Schuldenkrise in Kuba: Russland verzichtet auf Altschulden
Die Pro-Kopf-Verschuldung Kubas ist die höchste der Welt. Nun sorgt Russland für Entlastung. Die Regierung in Havanna hat auch mit anderen verhandelt.
HAMBURG taz | Russland verzichtet gegenüber Kuba auf Altschulden in Höhe von umgerechnet 29 Milliarden US-Dollar. Im Gegenzug bekennt sich Kuba zu Restschulden von 3,2 Milliarden US-Dollar und sichert zu, diese binnen zehn Jahren in jährlichen Raten von 320 Millionen US-Dollar zu bedienen.
Dieses vorläufige Ende einer langen Schuldenkrise zwischen den beiden Ländern zeichnet sich jetzt ab. „Raúl Castro hat seit seiner Amtsübernahme darauf gedrängt, Kubas Finanzpolitik auf eine neue Basis zu stellen. Die Verhandlungen über die Altschulden sind ein Teil davon“, erklärt Omar Everleny Pérez, Wirtschaftswissenschaftler an der Universität Havanna.
Nun fehlt nur noch die Zustimmung der russischen Duma, nachdem die Verträge im Februar beim Kuba-Besuch von Premier Dmitri Medwedjew ausgehandelt und ganz diskret im Oktober in Moskau unterzeichnet wurden.

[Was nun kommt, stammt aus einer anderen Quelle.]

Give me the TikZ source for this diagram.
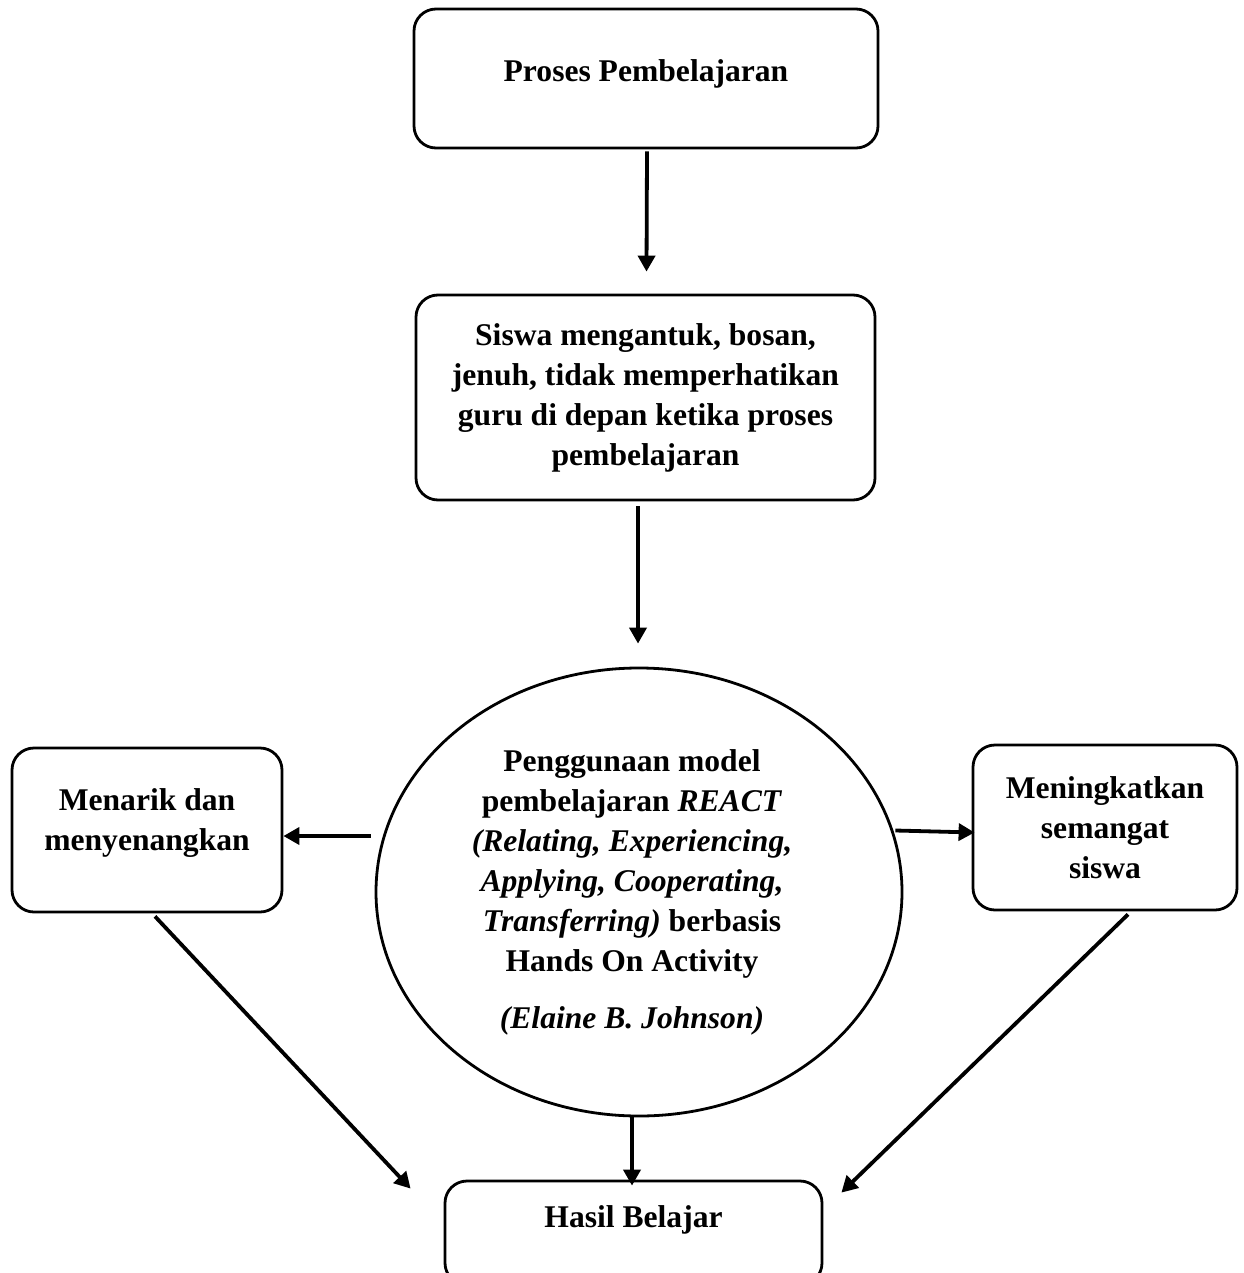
\documentclass[tikz,border=0pt]{standalone}
\usepackage{fontspec}
\setmainfont{Liberation Serif}
\usetikzlibrary{arrows.meta,shapes.geometric}
\tikzset{
  boxstyle/.style={draw, line width=1.4pt, rounded corners=11pt, align=center, inner sep=0pt},
  ovalstyle/.style={draw, line width=1.4pt, ellipse, inner sep=0pt},
  txt/.style={align=center, inner sep=0pt},
  arr/.style={line width=1.9pt, -{Triangle[length=8pt,width=8.5pt]}},
}
\begin{document}
\begin{tikzpicture}[x=0.5pt,y=-0.5pt,font=\fontsize{15.8}{20}\selectfont\bfseries]
\useasboundingbox (0,0) rectangle (1243,1273);
\clip (0,0) rectangle (1243,1273);
\fill[white] (0,0) rectangle (1243,1273);

\node[boxstyle, minimum width=232pt, minimum height=69.5pt, text depth=8pt] (top) at (646,78.5) {Proses Pembelajaran};
\node[boxstyle, minimum width=229.5pt, minimum height=102.5pt] (box2) at (645.5,397.5)
  {Siswa mengantuk, bosan,\\ jenuh, tidak memperhatikan\\ guru di depan ketika proses\\ pembelajaran};
\node[ovalstyle, minimum width=263pt, minimum height=224pt] (e) at (639,892) {};
\node[txt] (etext) at (632,892)
  {Penggunaan model\\ pembelajaran \textit{REACT}\\ \textit{(Relating, Experiencing,}\\ \textit{Applying, Cooperating,}\\ \textit{Transferring)} berbasis\\ Hands On Activity\\[8.5pt] \textit{(Elaine B. Johnson)}};
\node[boxstyle, minimum width=135pt, minimum height=82pt, text depth=10pt] (left) at (147,830) {Menarik dan\\ menyenangkan};
\node[boxstyle, minimum width=132pt, minimum height=82.5pt] (right) at (1105,827.5) {Meningkatkan\\ semangat\\ siswa};
\node[boxstyle, minimum width=188.5pt, minimum height=52pt, text depth=16pt] (bottom) at (633.5,1233) {Hasil Belajar};

\draw[arr] ([xshift=0.5pt,yshift=-1pt]top.south) -- ([xshift=0.5pt,yshift=11pt]box2.north);
\draw[arr] ([xshift=-3.75pt,yshift=-2.5pt]box2.south) -- ([xshift=-0.5pt,yshift=11.5pt]e.north);
\draw[arr] ([shift={(-2pt,-3pt)}]e.west |- left.east) -- ([yshift=-3pt]left.east);
\draw[arr] ([shift={(-4pt,-1.5pt)}]e.east |- right.west) -- ([shift={(1.5pt,-2.5pt)}]right.west);
\draw[arr] ([xshift=-3.5pt]e.south) -- ([xshift=-0.75pt,yshift=-3pt]bottom.north);
\draw[arr] ([shift={(4pt,-1.5pt)}]left.south) -- ([shift={(-16.5pt,-4.5pt)}]bottom.north west);
\draw[arr] ([shift={(11.5pt,-1.5pt)}]right.south) -- ([shift={(9pt,-6.5pt)}]bottom.north east);
\end{tikzpicture}
\end{document}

Zwanzig Jahre lang war es Moskau nicht gelungen, sich mit Havanna über die Modalitäten für die Altschulden aus sowjetischer Zeit zu einigen. Den Unterhändlern war irgendwann klar, dass auf der ökonomisch latent kriselnden Insel nichts zu holen war. Insofern ist der Vertrag ein Kompromiss für die Zukunft.
Mexiko und China
Dafür wurde Staatsratspräsident Raúl Castro im Juli 2012 in Moskau vorstellig, um die Beziehungen auf eine neue Basis zu stellen. Seitdem hat Havanna Flugzeuge und Ausrüstungen geordert, neue Kreditlinien zur Verfügung gestellt bekommen und russische Touristen in Empfang genommen. Für beide Seiten würde der Deal ein leidiges Thema beenden.
Doch nicht nur in Moskau war Havannas Zentralbank erfolgreich, auch mit Mexiko wurde Anfang November eine Einigung über die Bedienung von Altschulden in Höhe von 487 Millionen US-Dollar erzielt. Mexiko verzichtet auf siebzig Prozent der Summe, Kuba stottert die restlichen dreißig Prozent in den nächsten zehn Jahren ab. Auch mit China, wo Kuba mit rund 6 Milliarden US-Dollar in der Kreide stehen soll, und mit Japan wurden Umschuldungen vereinbart.
Ziel der Kubaner ist es, nicht länger als Paria auf den internationalen Finanzmärkten angesehen zu werden, so urteilen kubanische Finanzexperten wie Pavel Vidal, einst an der Zentralbank Kubas beschäftigt und heute an der Universität Javeriana im kolumbianischen Cali.
DDR-Schulden noch offen
Generell ist Kuba auf einem guten Weg. Das zeigt auch der Besuch zweier Finanzexperten vom Club of Paris, in dem sich zahlreiche Gläubigernationen zusammengeschlossen haben, die im Sommer in Havanna weilten. Ob dabei über Modalitäten einer Umschuldung oder gar eines Schuldenerlasses diskutiert wurde, ist unklar.
Unstrittig ist, dass Havanna aufgrund der schwierigen ökonomischen Situation kaum in der Lage ist, seine Altschulden zu bedienen. Auch die im Jahr 2000 umgeschuldeten Verbindlichkeiten gegenüber der DDR, rund 115 Millionen Euro, sind in der Vergangenheit laut dem Bundeswirtschaftsministerium nicht immer regelmäßig bedient worden.
Auf die Frage, ob Berlin Kuba ein Teil der Summe erlassen würde, war gestern jedoch keine Antwort mehr zu erhalten.